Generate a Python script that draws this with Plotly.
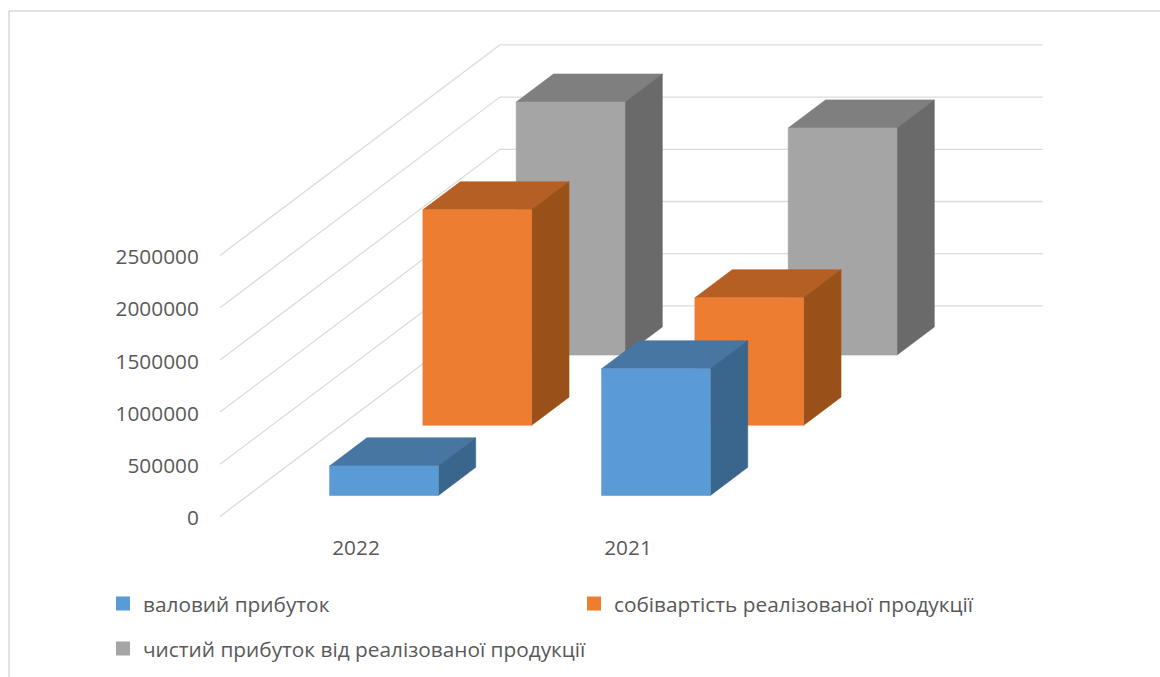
import plotly.graph_objects as go

categories = ["2022", "2021"]
series_names = ["валовий прибуток", "собівартість реалізованої продукції", "чистий прибуток від реалізованої продукції"]
values_gross = [283000, 1213000]
values_cost = [2063000, 1221000]
values_net = [2423000, 2175000]
tick_values = [0, 500000, 1000000, 1500000, 2000000, 2500000]

W, H = 1160, 677
X0, Y0 = 220.0, 516.5          # pixel position of the front-left floor corner
CAT_PX = 272.0                 # pixels per category
VAL_PX = 52.2 / 500000         # pixels per unit of value
DEPTH_X, DEPTH_Y = 93.3, 70.2  # pixel shift per series along the depth axis
LABEL_SHIFT = 1.5              # tick labels sit slightly below their gridline starts
FONT = "Open Sans"
TEXT = "#595959"
GRID = "#dcdcdc"

palette = [
    dict(front="#5B9BD5", top="#4776A2", side="#3A658C"),
    dict(front="#ED7D31", top="#B55F25", side="#9A5119"),
    dict(front="#A5A5A5", top="#7F7F7F", side="#6A6A6A"),
]
all_values = [values_gross, values_cost, values_net]


def project(cat, val, depth):
    """Oblique projection of (category, value, depth) onto the 2D axes."""
    return cat + depth * DEPTH_X / CAT_PX, val + depth * DEPTH_Y / VAL_PX


def polygon(points, color):
    pts = [project(*p) for p in points] + [project(*points[0])]
    return go.Scatter(x=[p[0] for p in pts], y=[p[1] for p in pts], mode="lines",
                      fill="toself", fillcolor=color, line=dict(width=0.6, color=color),
                      hoverinfo="skip", showlegend=False)


fig = go.Figure()

# gridlines on the side and back walls
for v in tick_values:
    pts = [project(0, v, 0), project(0, v, 3), project(1.996, v, 3)]
    fig.add_trace(go.Scatter(x=[p[0] for p in pts], y=[p[1] for p in pts], mode="lines",
                             line=dict(color=GRID, width=1.3), hoverinfo="skip", showlegend=False))

# bars, back series first
for s in (2, 1, 0):
    c = palette[s]
    for i, v in enumerate(all_values[s]):
        l, r = i + 0.3, i + 0.7
        d0, d1 = s + 0.3, s + 0.7
        fig.add_trace(polygon([(l, v, d0), (r, v, d0), (r, v, d1), (l, v, d1)], c["top"]))
        fig.add_trace(polygon([(r, 0, d0), (r, 0, d1), (r, v, d1), (r, v, d0)], c["side"]))
        fig.add_trace(polygon([(l, 0, d0), (r, 0, d0), (r, v, d0), (l, v, d0)], c["front"]))

# legend entries
legend_ids = ["legend", "legend2", "legend3"]
for s, name in enumerate(series_names):
    fig.add_trace(go.Scatter(x=[None], y=[None], mode="markers", name=name, legend=legend_ids[s],
                             marker=dict(symbol="square", size=14, color=palette[s]["front"])))

# carrier for the value-axis labels
fig.add_trace(go.Scatter(x=[None], y=[None], yaxis="y2", hoverinfo="skip", showlegend=False))


def legend_box(px, py):
    return dict(x=px / W, y=1 - py / H, xanchor="left", yanchor="middle",
                bgcolor="rgba(0,0,0,0)", font=dict(family=FONT, size=20.8, color=TEXT),
                itemclick=False, itemdoubleclick=False)


fig.update_layout(
    width=W, height=H, margin=dict(l=0, r=0, t=0, b=0),
    paper_bgcolor="white", plot_bgcolor="white", showlegend=True,
    font=dict(family=FONT, size=20, color=TEXT),
    xaxis=dict(domain=[0, 1], range=[-X0 / CAT_PX, (W - X0) / CAT_PX],
               anchor="free", position=1 - Y0 / H,
               tickmode="array", tickvals=[0.5, 1.5], ticktext=categories,
               ticks="outside", ticklen=13, tickcolor="rgba(0,0,0,0)",
               showgrid=False, zeroline=False, showline=False,
               tickfont=dict(family=FONT, size=20.8, color=TEXT)),
    yaxis=dict(domain=[0, 1], range=[-(H - Y0) / VAL_PX, Y0 / VAL_PX],
               showticklabels=False, ticks="",
               showgrid=False, zeroline=False, showline=False),
    yaxis2=dict(domain=[0, 1], overlaying="y",
                range=[-(H - Y0 - LABEL_SHIFT) / VAL_PX, (Y0 + LABEL_SHIFT) / VAL_PX],
                anchor="free", position=X0 / W, side="left",
                tickmode="array", tickvals=tick_values, ticktext=[str(v) for v in tick_values],
                ticks="outside", ticklen=17, tickcolor="rgba(0,0,0,0)",
                showgrid=False, zeroline=False, showline=False,
                tickfont=dict(family=FONT, size=20.8, color=TEXT)),
    legend=legend_box(103, 604),
    legend2=legend_box(574, 604),
    legend3=legend_box(103, 649),
    shapes=[
        dict(type="line", xref="paper", yref="paper", x0=9 / W, x1=1, y0=1 - 11 / H, y1=1 - 11 / H,
             line=dict(color="#d9d9d9", width=1.5)),
        dict(type="line", xref="paper", yref="paper", x0=9 / W, x1=9 / W, y0=1 - 11 / H, y1=0,
             line=dict(color="#d9d9d9", width=1.5)),
    ],
)

fig.write_html("out.html", config={"displayModeBar": False},
               post_script="document.body.style.margin='0';document.body.style.overflow='hidden';")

WHAT YOU HAVE TO DO
Without the pictures, copy the material exactly as given.

FINAL ANSWER
Generate a Python script that draws this with Plotly.
import plotly.graph_objects as go

categories = ["2022", "2021"]
series_names = ["валовий прибуток", "собівартість реалізованої продукції", "чистий прибуток від реалізованої продукції"]
values_gross = [283000, 1213000]
values_cost = [2063000, 1221000]
values_net = [2423000, 2175000]
tick_values = [0, 500000, 1000000, 1500000, 2000000, 2500000]

W, H = 1160, 677
X0, Y0 = 220.0, 516.5          # pixel position of the front-left floor corner
CAT_PX = 272.0                 # pixels per category
VAL_PX = 52.2 / 500000         # pixels per unit of value
DEPTH_X, DEPTH_Y = 93.3, 70.2  # pixel shift per series along the depth axis
LABEL_SHIFT = 1.5              # tick labels sit slightly below their gridline starts
FONT = "Open Sans"
TEXT = "#595959"
GRID = "#dcdcdc"

palette = [
    dict(front="#5B9BD5", top="#4776A2", side="#3A658C"),
    dict(front="#ED7D31", top="#B55F25", side="#9A5119"),
    dict(front="#A5A5A5", top="#7F7F7F", side="#6A6A6A"),
]
all_values = [values_gross, values_cost, values_net]


def project(cat, val, depth):
    """Oblique projection of (category, value, depth) onto the 2D axes."""
    return cat + depth * DEPTH_X / CAT_PX, val + depth * DEPTH_Y / VAL_PX


def polygon(points, color):
    pts = [project(*p) for p in points] + [project(*points[0])]
    return go.Scatter(x=[p[0] for p in pts], y=[p[1] for p in pts], mode="lines",
                      fill="toself", fillcolor=color, line=dict(width=0.6, color=color),
                      hoverinfo="skip", showlegend=False)


fig = go.Figure()

# gridlines on the side and back walls
for v in tick_values:
    pts = [project(0, v, 0), project(0, v, 3), project(1.996, v, 3)]
    fig.add_trace(go.Scatter(x=[p[0] for p in pts], y=[p[1] for p in pts], mode="lines",
                             line=dict(color=GRID, width=1.3), hoverinfo="skip", showlegend=False))

# bars, back series first
for s in (2, 1, 0):
    c = palette[s]
    for i, v in enumerate(all_values[s]):
        l, r = i + 0.3, i + 0.7
        d0, d1 = s + 0.3, s + 0.7
        fig.add_trace(polygon([(l, v, d0), (r, v, d0), (r, v, d1), (l, v, d1)], c["top"]))
        fig.add_trace(polygon([(r, 0, d0), (r, 0, d1), (r, v, d1), (r, v, d0)], c["side"]))
        fig.add_trace(polygon([(l, 0, d0), (r, 0, d0), (r, v, d0), (l, v, d0)], c["front"]))

# legend entries
legend_ids = ["legend", "legend2", "legend3"]
for s, name in enumerate(series_names):
    fig.add_trace(go.Scatter(x=[None], y=[None], mode="markers", name=name, legend=legend_ids[s],
                             marker=dict(symbol="square", size=14, color=palette[s]["front"])))

# carrier for the value-axis labels
fig.add_trace(go.Scatter(x=[None], y=[None], yaxis="y2", hoverinfo="skip", showlegend=False))


def legend_box(px, py):
    return dict(x=px / W, y=1 - py / H, xanchor="left", yanchor="middle",
                bgcolor="rgba(0,0,0,0)", font=dict(family=FONT, size=20.8, color=TEXT),
                itemclick=False, itemdoubleclick=False)


fig.update_layout(
    width=W, height=H, margin=dict(l=0, r=0, t=0, b=0),
    paper_bgcolor="white", plot_bgcolor="white", showlegend=True,
    font=dict(family=FONT, size=20, color=TEXT),
    xaxis=dict(domain=[0, 1], range=[-X0 / CAT_PX, (W - X0) / CAT_PX],
               anchor="free", position=1 - Y0 / H,
               tickmode="array", tickvals=[0.5, 1.5], ticktext=categories,
               ticks="outside", ticklen=13, tickcolor="rgba(0,0,0,0)",
               showgrid=False, zeroline=False, showline=False,
               tickfont=dict(family=FONT, size=20.8, color=TEXT)),
    yaxis=dict(domain=[0, 1], range=[-(H - Y0) / VAL_PX, Y0 / VAL_PX],
               showticklabels=False, ticks="",
               showgrid=False, zeroline=False, showline=False),
    yaxis2=dict(domain=[0, 1], overlaying="y",
                range=[-(H - Y0 - LABEL_SHIFT) / VAL_PX, (Y0 + LABEL_SHIFT) / VAL_PX],
                anchor="free", position=X0 / W, side="left",
                tickmode="array", tickvals=tick_values, ticktext=[str(v) for v in tick_values],
                ticks="outside", ticklen=17, tickcolor="rgba(0,0,0,0)",
                showgrid=False, zeroline=False, showline=False,
                tickfont=dict(family=FONT, size=20.8, color=TEXT)),
    legend=legend_box(103, 604),
    legend2=legend_box(574, 604),
    legend3=legend_box(103, 649),
    shapes=[
        dict(type="line", xref="paper", yref="paper", x0=9 / W, x1=1, y0=1 - 11 / H, y1=1 - 11 / H,
             line=dict(color="#d9d9d9", width=1.5)),
        dict(type="line", xref="paper", yref="paper", x0=9 / W, x1=9 / W, y0=1 - 11 / H, y1=0,
             line=dict(color="#d9d9d9", width=1.5)),
    ],
)

fig.write_html("out.html", config={"displayModeBar": False},
               post_script="document.body.style.margin='0';document.body.style.overflow='hidden';")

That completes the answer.